[What you are asked to do]: Return all of the data exactly as written, without the pictures.

----- Data block -----

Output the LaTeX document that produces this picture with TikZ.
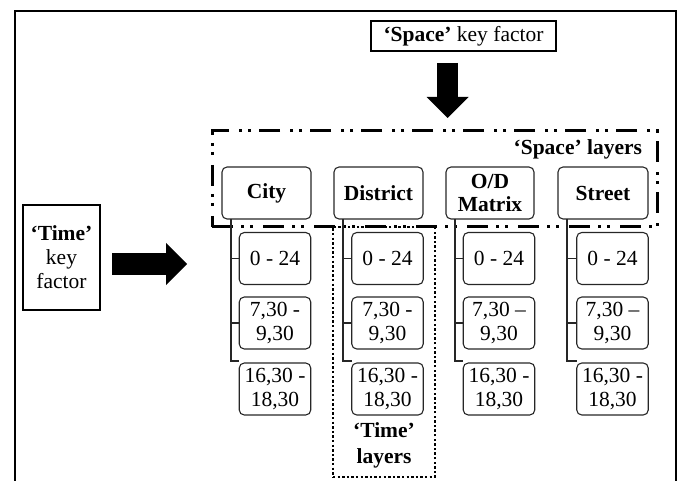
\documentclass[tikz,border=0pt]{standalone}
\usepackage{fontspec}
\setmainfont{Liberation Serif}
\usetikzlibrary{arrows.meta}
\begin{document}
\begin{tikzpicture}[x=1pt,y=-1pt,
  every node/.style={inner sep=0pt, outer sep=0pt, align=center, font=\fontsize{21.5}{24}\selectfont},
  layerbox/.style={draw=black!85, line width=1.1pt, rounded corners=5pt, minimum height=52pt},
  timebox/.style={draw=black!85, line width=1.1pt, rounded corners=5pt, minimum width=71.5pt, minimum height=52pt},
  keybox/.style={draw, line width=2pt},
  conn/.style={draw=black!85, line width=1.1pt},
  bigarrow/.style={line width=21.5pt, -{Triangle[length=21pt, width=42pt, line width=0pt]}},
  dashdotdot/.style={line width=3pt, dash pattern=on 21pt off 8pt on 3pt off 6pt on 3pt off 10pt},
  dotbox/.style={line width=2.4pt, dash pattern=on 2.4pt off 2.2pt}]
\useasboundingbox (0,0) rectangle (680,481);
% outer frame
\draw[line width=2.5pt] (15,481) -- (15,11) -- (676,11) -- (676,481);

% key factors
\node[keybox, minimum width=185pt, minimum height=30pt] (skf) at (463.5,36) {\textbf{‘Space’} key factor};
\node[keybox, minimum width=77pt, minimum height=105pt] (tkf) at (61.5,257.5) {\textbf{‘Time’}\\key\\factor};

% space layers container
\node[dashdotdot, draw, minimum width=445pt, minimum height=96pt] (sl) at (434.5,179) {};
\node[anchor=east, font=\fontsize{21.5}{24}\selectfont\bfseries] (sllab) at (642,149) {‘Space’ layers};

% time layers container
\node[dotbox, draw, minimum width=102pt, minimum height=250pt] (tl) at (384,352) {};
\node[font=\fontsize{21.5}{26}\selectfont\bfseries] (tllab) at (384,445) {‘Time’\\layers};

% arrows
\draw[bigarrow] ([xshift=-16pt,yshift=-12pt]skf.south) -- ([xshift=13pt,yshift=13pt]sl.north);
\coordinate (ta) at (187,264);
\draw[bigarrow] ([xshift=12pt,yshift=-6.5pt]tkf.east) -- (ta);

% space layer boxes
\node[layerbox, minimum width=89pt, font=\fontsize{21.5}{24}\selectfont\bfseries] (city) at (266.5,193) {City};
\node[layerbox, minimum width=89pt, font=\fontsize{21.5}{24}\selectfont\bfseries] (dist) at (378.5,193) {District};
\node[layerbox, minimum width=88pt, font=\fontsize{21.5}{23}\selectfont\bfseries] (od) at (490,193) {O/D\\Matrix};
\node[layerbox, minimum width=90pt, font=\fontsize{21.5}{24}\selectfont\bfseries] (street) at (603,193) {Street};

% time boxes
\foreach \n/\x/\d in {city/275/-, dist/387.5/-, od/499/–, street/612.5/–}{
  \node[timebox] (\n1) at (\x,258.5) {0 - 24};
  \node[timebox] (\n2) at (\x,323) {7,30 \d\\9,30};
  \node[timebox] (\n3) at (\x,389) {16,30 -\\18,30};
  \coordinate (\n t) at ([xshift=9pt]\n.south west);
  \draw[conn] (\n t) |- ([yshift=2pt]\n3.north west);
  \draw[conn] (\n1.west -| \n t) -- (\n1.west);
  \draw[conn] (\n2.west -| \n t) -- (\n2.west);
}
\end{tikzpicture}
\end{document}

-----

[Final result]:
Output the LaTeX document that produces this picture with TikZ.
\documentclass[tikz,border=0pt]{standalone}
\usepackage{fontspec}
\setmainfont{Liberation Serif}
\usetikzlibrary{arrows.meta}
\begin{document}
\begin{tikzpicture}[x=1pt,y=-1pt,
  every node/.style={inner sep=0pt, outer sep=0pt, align=center, font=\fontsize{21.5}{24}\selectfont},
  layerbox/.style={draw=black!85, line width=1.1pt, rounded corners=5pt, minimum height=52pt},
  timebox/.style={draw=black!85, line width=1.1pt, rounded corners=5pt, minimum width=71.5pt, minimum height=52pt},
  keybox/.style={draw, line width=2pt},
  conn/.style={draw=black!85, line width=1.1pt},
  bigarrow/.style={line width=21.5pt, -{Triangle[length=21pt, width=42pt, line width=0pt]}},
  dashdotdot/.style={line width=3pt, dash pattern=on 21pt off 8pt on 3pt off 6pt on 3pt off 10pt},
  dotbox/.style={line width=2.4pt, dash pattern=on 2.4pt off 2.2pt}]
\useasboundingbox (0,0) rectangle (680,481);
% outer frame
\draw[line width=2.5pt] (15,481) -- (15,11) -- (676,11) -- (676,481);

% key factors
\node[keybox, minimum width=185pt, minimum height=30pt] (skf) at (463.5,36) {\textbf{‘Space’} key factor};
\node[keybox, minimum width=77pt, minimum height=105pt] (tkf) at (61.5,257.5) {\textbf{‘Time’}\\key\\factor};

% space layers container
\node[dashdotdot, draw, minimum width=445pt, minimum height=96pt] (sl) at (434.5,179) {};
\node[anchor=east, font=\fontsize{21.5}{24}\selectfont\bfseries] (sllab) at (642,149) {‘Space’ layers};

% time layers container
\node[dotbox, draw, minimum width=102pt, minimum height=250pt] (tl) at (384,352) {};
\node[font=\fontsize{21.5}{26}\selectfont\bfseries] (tllab) at (384,445) {‘Time’\\layers};

% arrows
\draw[bigarrow] ([xshift=-16pt,yshift=-12pt]skf.south) -- ([xshift=13pt,yshift=13pt]sl.north);
\coordinate (ta) at (187,264);
\draw[bigarrow] ([xshift=12pt,yshift=-6.5pt]tkf.east) -- (ta);

% space layer boxes
\node[layerbox, minimum width=89pt, font=\fontsize{21.5}{24}\selectfont\bfseries] (city) at (266.5,193) {City};
\node[layerbox, minimum width=89pt, font=\fontsize{21.5}{24}\selectfont\bfseries] (dist) at (378.5,193) {District};
\node[layerbox, minimum width=88pt, font=\fontsize{21.5}{23}\selectfont\bfseries] (od) at (490,193) {O/D\\Matrix};
\node[layerbox, minimum width=90pt, font=\fontsize{21.5}{24}\selectfont\bfseries] (street) at (603,193) {Street};

% time boxes
\foreach \n/\x/\d in {city/275/-, dist/387.5/-, od/499/–, street/612.5/–}{
  \node[timebox] (\n1) at (\x,258.5) {0 - 24};
  \node[timebox] (\n2) at (\x,323) {7,30 \d\\9,30};
  \node[timebox] (\n3) at (\x,389) {16,30 -\\18,30};
  \coordinate (\n t) at ([xshift=9pt]\n.south west);
  \draw[conn] (\n t) |- ([yshift=2pt]\n3.north west);
  \draw[conn] (\n1.west -| \n t) -- (\n1.west);
  \draw[conn] (\n2.west -| \n t) -- (\n2.west);
}
\end{tikzpicture}
\end{document}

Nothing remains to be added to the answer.